Author: Cristina Betanzo
Marketing and Communications Director for Pelco by Schneider Electric
You know the question, do you want the good news or the bad news first? Well, let’s start with the good news. Surveillance solutions are rapidly changing for the better. The technology is becoming more sophisticated due to significant advances in video and imaging capabilities and, above all else, deep learning and predictive analytics.
The benefits of this technological progress will be widespread: reductions in crime, fewer traffic accidents and quicker responses to medical emergencies, among other things.
But then there’s the bad news. These rapid advances have left many entities that depend on surveillance solutions scrambling to keep up with the times. Even many enterprises and governments that installed systems as recently as two years ago are missing out on critical features that have since become available.
In fact, a large percentage of entities are relying on surveillance solutions that are way behind the times. A recent survey we conducted of 489 end-users in the surveillance industry offers a sobering view on the matter:
- 51 percent of users are relying on a system that was installed more than five years
- 19 percent are relying on a system put in place more than 10 years
Unsurprisingly, many users (33 percent) say that their biggest surveillance challenge is the fact that the technology they’re working with is out-of-date.
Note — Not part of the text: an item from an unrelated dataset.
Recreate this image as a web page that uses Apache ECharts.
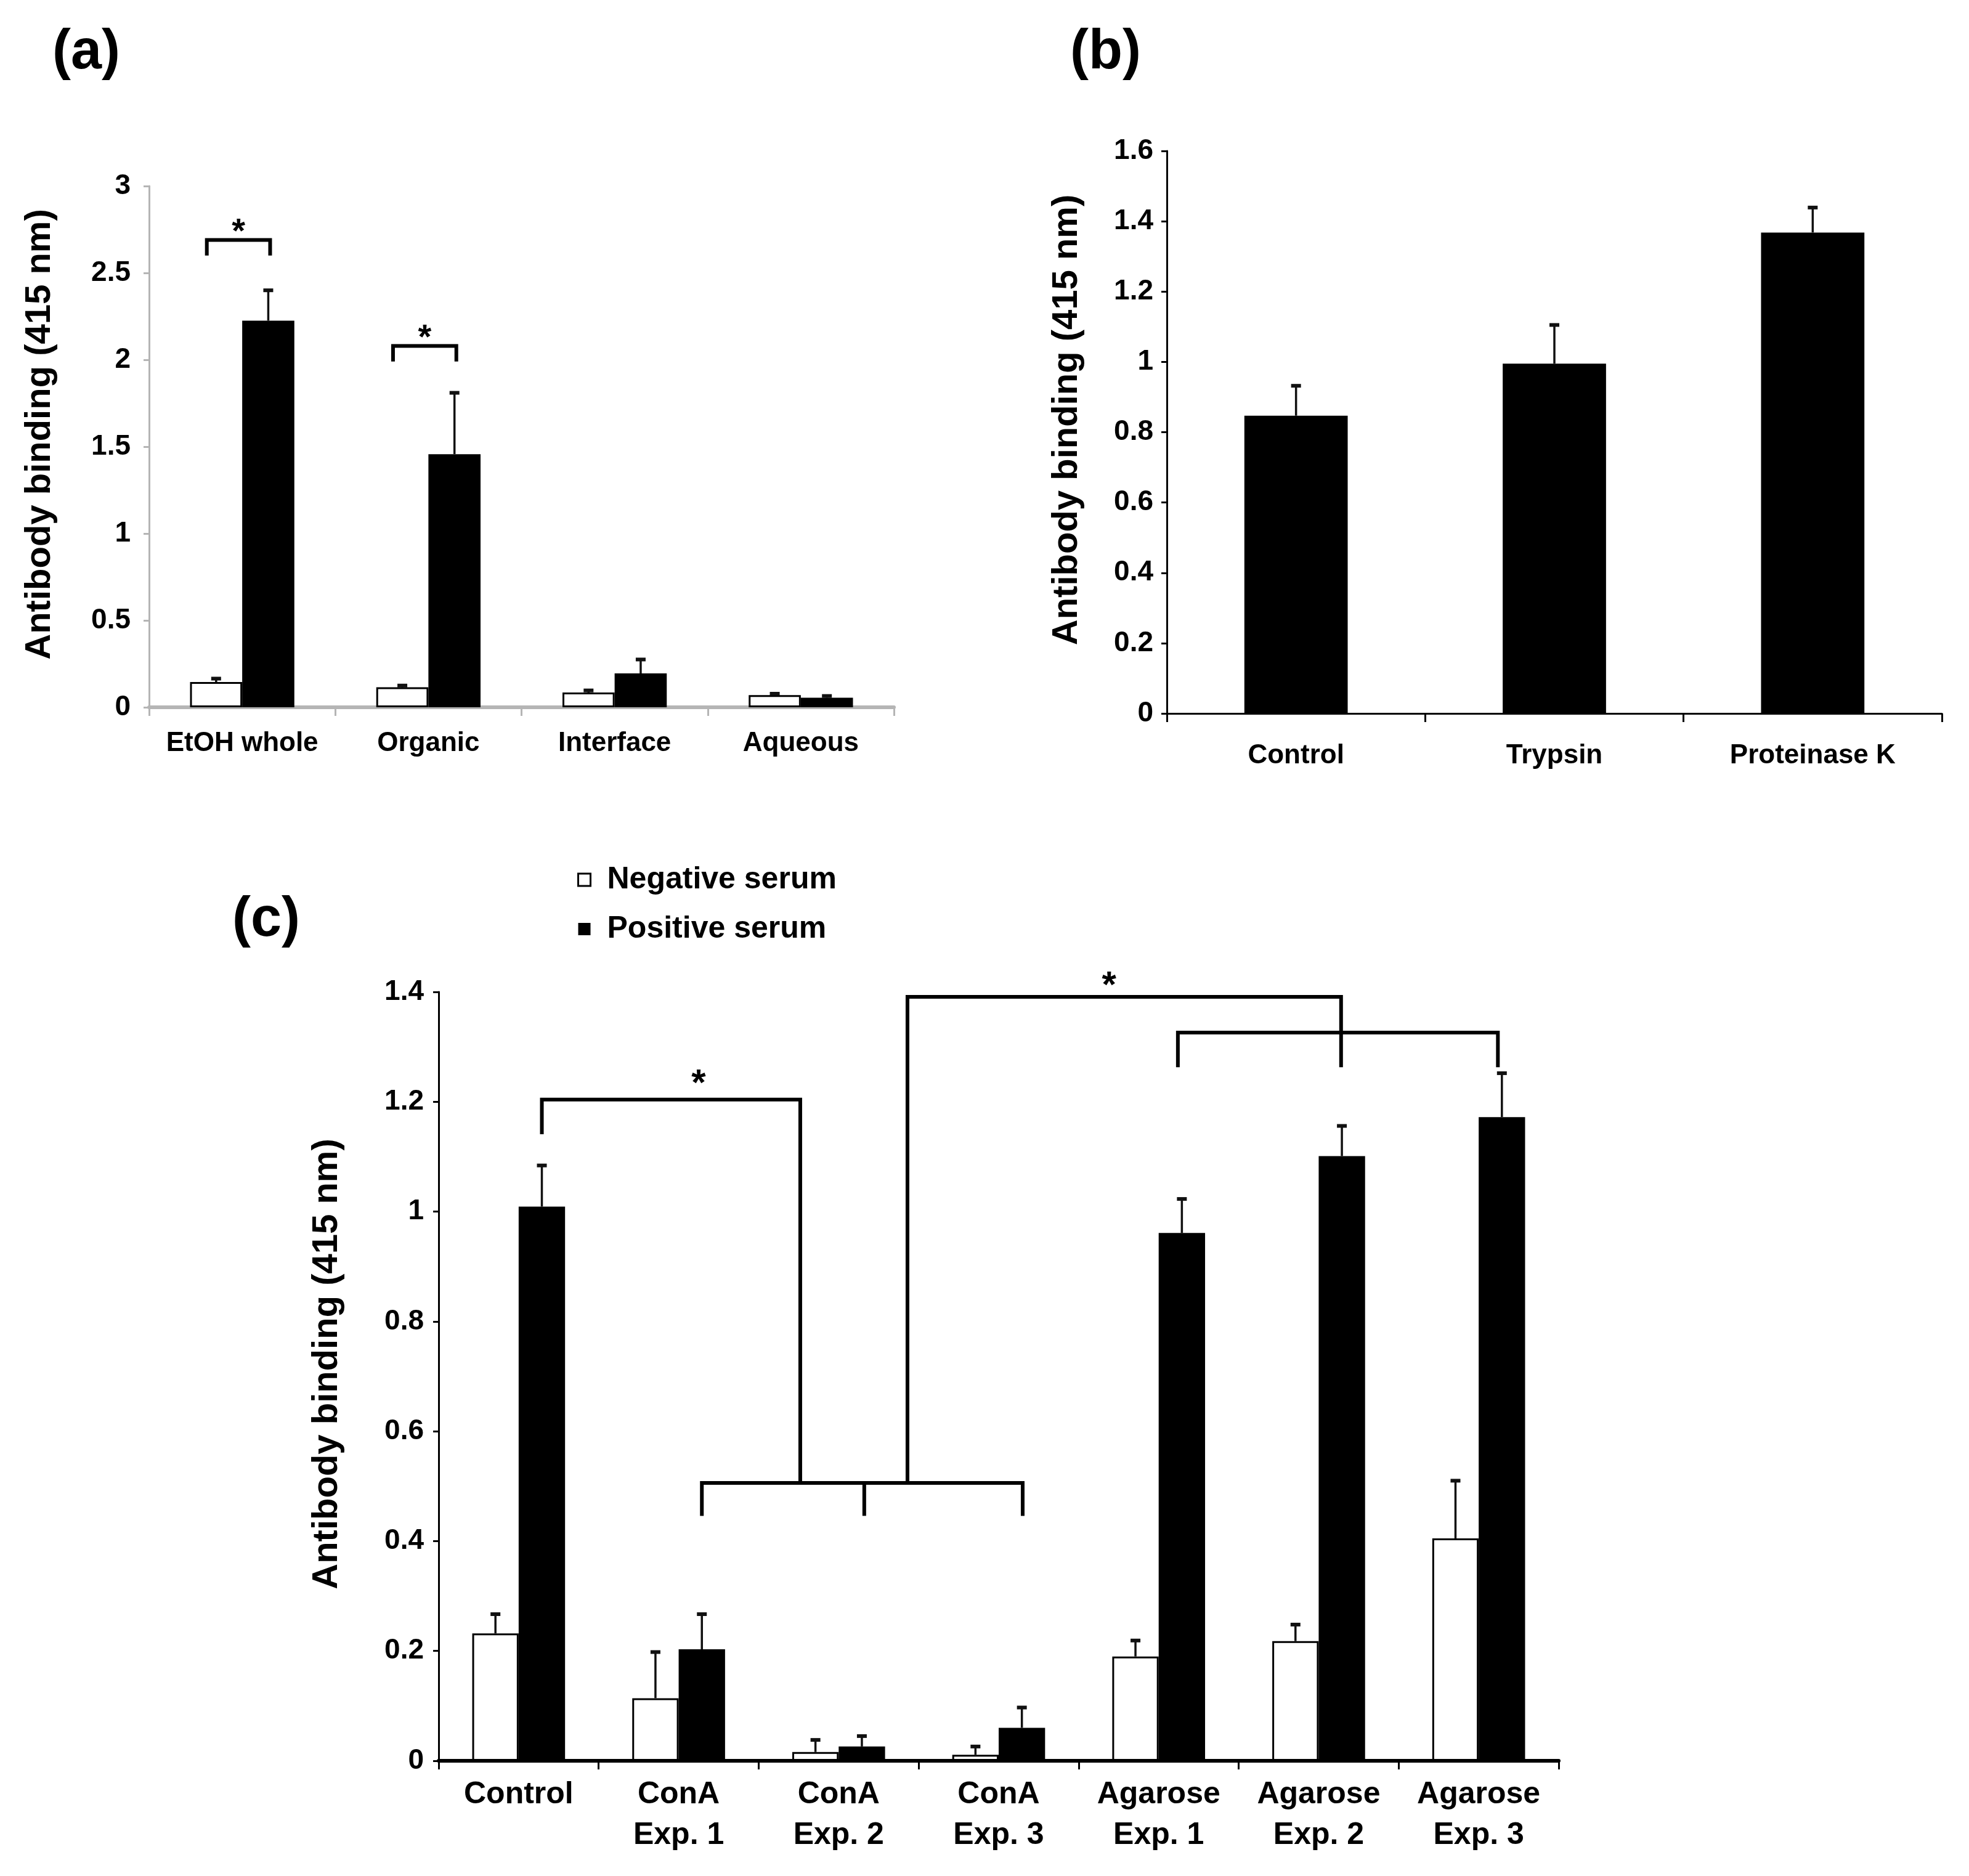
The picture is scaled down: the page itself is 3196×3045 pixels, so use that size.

However, more users (36 percent) say that the biggest challenge is their ability to integrate disparate systems, such as video surveillance, entry points, time and attendance systems and other critical parts of their organization’s security infrastructure.
These two concerns heavily overlap. It is only due to relatively recent technological advancements that organizations can combine separate parts of their security infrastructure into one integrated, intelligent system. Many organizations that want to integrate their systems just can’t do it unless they invest in new technology.
Looking towards the future
As surveillance end-users look a few years ahead, their perception of their surveillance systems becomes even more pessimistic. Two-thirds of the users we surveyed say that they are not convinced that their current technology will be sufficient to address their organization’s needs by 2020.
Fortunately, however, people working in the surveillance industry aren’t confused about what they need to do to improve. The majority recognize predictive analytics as the key to upgrading their systems:
- 64 percent say predictive analytics is a priority in coming years
- 35 percent say predictive analytics is a high priority
Analytics not only enhances the system, but it reduces the dependence on human capital for security, allowing the organization to become leaner and more flexible. The power of analytics explains why we turned to IBM, a recognized global leader in Artificial Intelligence, to form a technology alliance and come up with Pelco Analytics Powered by IBM. Announced during our attendance at ISC West 2018 in Las Vegas, the collaboration seamlessly integrates IBM’s deep learning analytics with our VMS, allowing organizations to leverage data from video footage to quickly identify and respond to potential risks or opportunities.
It’s not just about security
While the vast majority of surveillance end-users oversee systems aimed at keeping people or things safe, many of them also recognize that the technology that they use increasingly serve other business purposes.
Video has become a practical part of many different sections of business operations, primarily because the quality of the footage and the ease of retrieving it has so dramatically increased in recent years. For instance, retailers use video surveillance to assess the effectiveness of marketing programs on customers, while gaming facilities or stadiums use it to evaluate employee performance .
An impressive 54 percent of end-users say that their organization is already using video surveillance to make operational decisions. Similarly, 51 percent say that they expect the use of
video surveillance to expand to other departments in their organization, including operations or marketing, by 2020.
Based on what the survey results say about surveillance customers, here is our advice to surveillance integrators and providers:
A full solution provider, with confirmed testing and compatibility of system elements, is the lowest risk and most effective approach. End-users are looking for a solution that can integrate the disparate parts of their security infrastructure. For instance, Pelco’s VideoXpert Video Management System can connect to any camera that is within compliance with ONVIF.
Make sure to consider the non-security benefits. Liability reduction, marketing information, and operational efficiencies are all benefits that organizations can achieve by enhancing their surveillance solutions and help offset costs of a security system.
Even basic automation/analytics reduces the need for dedicated security monitoring and staff. Those who work in the surveillance industry are aware that analytics is the way of the future. It not only provides capabilities that round-the-clock security staff lacks, but it reduces the need to hire, train and employ large security teams. The efficiency gains and resulting savings should not be ignored in calculating a system’s future ROI.